Flash forward 19 months and Sherrod is finally nearing a comeback.
He is reportedly getting close to returning to practice for the first time since that fateful day. According to head coach Mike McCarthy, Sherrod is just trying to get his legs back, in terms of conditioning and movement, which is always tough for a 300-pound man. McCarthy believes this is the last hurdle in Sherrod’s recovery.
“He looked good in conditioning yesterday (July 25), Packers head coach Mike McCarthy said. “He’s now to the point where he has to be able to use torque and lean on people and drive people. Those things are really hard to emulate in a rehab process.”
Sherrod himself had this to say about his timeline for his return:
“I’m working very hard to make sure that I am doing everything I can to get out there as soon as possible and be with my teammates.”

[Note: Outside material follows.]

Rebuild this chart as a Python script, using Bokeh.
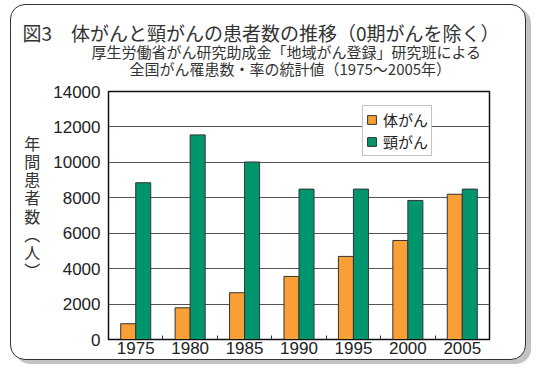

It’s not clear what Sherrod will bring to the table when he comes back, but he will be thrown into a position battle at right tackle with Don Barclay and Marshall Newhouse, in what could be training camp’s best position battle. The Packers are starving for better offensive line play and are desperate for production out of their former first round draft choice.
The good news for Sherrod is there is no more pressure on him to perform. He already has underwhelmed for a first round pick, so he should be able to go into camp on his own time and just compete for the first time in his career without expectations. When he finally does practice, he will be the No. three right tackle on the roster behind Newhouse and Barclay. However, the Packers will give him every opportunity to succeed.
Sherrod will be starting his career over as a 24-year-old rookie who has knowledge of the system in Green Bay from his three years with the team —that’s not the worst position to be in as a player.
Sherrod is a terrific football player as his college career and first round selection would indicate. Only time will tell if Sherrod will be able to forget the past and seize the future.